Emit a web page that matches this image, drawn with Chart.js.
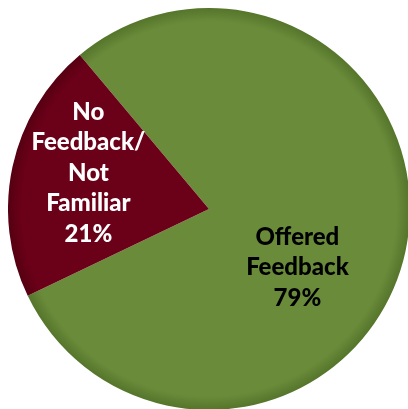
<!DOCTYPE html>
<html>
<head>
<meta charset="utf-8">
<script src="https://cdn.jsdelivr.net/npm/chart.js@4"></script>
<style>
  html, body { margin: 0; padding: 0; background: #fff; overflow: hidden; width: 408px; height: 409px; }
  #wrap { position: absolute; left: 8px; top: 8px; width: 402px; height: 402px; }
</style>
</head>
<body>
<div id="wrap"><canvas id="pie" width="402" height="402"></canvas></div>
<script>
// --- data ---
const categories = ['Offered Feedback', 'No Feedback/Not Familiar'];
const shares = [79, 21];
// label lines drawn inside each slice
const labelLines = [
    ['Offered', 'Feedback', '79%'],
    ['No', 'Feedback/', 'Not', 'Familiar', '21%']
];
const sliceColors = ['#6a8c3a', '#6b0019'];
const rimColors = ['#55752b', '#560012'];
const textColors = ['#000000', '#ffffff'];
// label centre as fraction of radius from pie centre
const labelSpots = [[0.44, 0.29], [-0.60, -0.18]];

// radial shading so the rim looks a bit darker, like the original
function shade(ctx) {
    const chart = ctx.chart;
    const area = chart.chartArea;
    if (!area) return sliceColors[ctx.dataIndex];
    const cx = (area.left + area.right) / 2;
    const cy = (area.top + area.bottom) / 2;
    const r = Math.min(area.right - area.left, area.bottom - area.top) / 2;
    const g = chart.ctx.createRadialGradient(cx, cy, 0, cx, cy, r);
    g.addColorStop(0, sliceColors[ctx.dataIndex]);
    g.addColorStop(0.93, sliceColors[ctx.dataIndex]);
    g.addColorStop(1, rimColors[ctx.dataIndex]);
    return g;
}

const sliceLabels = {
    id: 'sliceLabels',
    afterDatasetsDraw(chart) {
        const c = chart.ctx;
        const arc = chart.getDatasetMeta(0).data[0];
        if (!arc) return;
        const r = arc.outerRadius;
        c.save();
        c.font = '900 24px Lato';
        c.textAlign = 'center';
        c.textBaseline = 'middle';
        labelLines.forEach((lines, i) => {
            const x = arc.x + labelSpots[i][0] * r;
            const y = arc.y + labelSpots[i][1] * r;
            const lh = 30.5;
            const top = y - (lines.length - 1) * lh / 2;
            c.fillStyle = textColors[i];
            lines.forEach((t, k) => c.fillText(t, x, top + k * lh));
        });
        c.restore();
    }
};

new Chart(document.getElementById('pie'), {
    type: 'pie',
    data: {
        labels: categories,
        datasets: [{
            data: shares,
            backgroundColor: shade,
            borderWidth: 0
        }]
    },
    options: {
        responsive: false,
        animation: false,
        rotation: -40,
        layout: { padding: 0 },
        plugins: {
            legend: { display: false },
            tooltip: { enabled: false }
        }
    },
    plugins: [sliceLabels]
});
</script>
</body>
</html>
= = =
Return the listing above unchanged, apart from dropping its pictures.

# Answer to the task:
Emit a web page that matches this image, drawn with Chart.js.
<!DOCTYPE html>
<html>
<head>
<meta charset="utf-8">
<script src="https://cdn.jsdelivr.net/npm/chart.js@4"></script>
<style>
  html, body { margin: 0; padding: 0; background: #fff; overflow: hidden; width: 408px; height: 409px; }
  #wrap { position: absolute; left: 8px; top: 8px; width: 402px; height: 402px; }
</style>
</head>
<body>
<div id="wrap"><canvas id="pie" width="402" height="402"></canvas></div>
<script>
// --- data ---
const categories = ['Offered Feedback', 'No Feedback/Not Familiar'];
const shares = [79, 21];
// label lines drawn inside each slice
const labelLines = [
    ['Offered', 'Feedback', '79%'],
    ['No', 'Feedback/', 'Not', 'Familiar', '21%']
];
const sliceColors = ['#6a8c3a', '#6b0019'];
const rimColors = ['#55752b', '#560012'];
const textColors = ['#000000', '#ffffff'];
// label centre as fraction of radius from pie centre
const labelSpots = [[0.44, 0.29], [-0.60, -0.18]];

// radial shading so the rim looks a bit darker, like the original
function shade(ctx) {
    const chart = ctx.chart;
    const area = chart.chartArea;
    if (!area) return sliceColors[ctx.dataIndex];
    const cx = (area.left + area.right) / 2;
    const cy = (area.top + area.bottom) / 2;
    const r = Math.min(area.right - area.left, area.bottom - area.top) / 2;
    const g = chart.ctx.createRadialGradient(cx, cy, 0, cx, cy, r);
    g.addColorStop(0, sliceColors[ctx.dataIndex]);
    g.addColorStop(0.93, sliceColors[ctx.dataIndex]);
    g.addColorStop(1, rimColors[ctx.dataIndex]);
    return g;
}

const sliceLabels = {
    id: 'sliceLabels',
    afterDatasetsDraw(chart) {
        const c = chart.ctx;
        const arc = chart.getDatasetMeta(0).data[0];
        if (!arc) return;
        const r = arc.outerRadius;
        c.save();
        c.font = '900 24px Lato';
        c.textAlign = 'center';
        c.textBaseline = 'middle';
        labelLines.forEach((lines, i) => {
            const x = arc.x + labelSpots[i][0] * r;
            const y = arc.y + labelSpots[i][1] * r;
            const lh = 30.5;
            const top = y - (lines.length - 1) * lh / 2;
            c.fillStyle = textColors[i];
            lines.forEach((t, k) => c.fillText(t, x, top + k * lh));
        });
        c.restore();
    }
};

new Chart(document.getElementById('pie'), {
    type: 'pie',
    data: {
        labels: categories,
        datasets: [{
            data: shares,
            backgroundColor: shade,
            borderWidth: 0
        }]
    },
    options: {
        responsive: false,
        animation: false,
        rotation: -40,
        layout: { padding: 0 },
        plugins: {
            legend: { display: false },
            tooltip: { enabled: false }
        }
    },
    plugins: [sliceLabels]
});
</script>
</body>
</html>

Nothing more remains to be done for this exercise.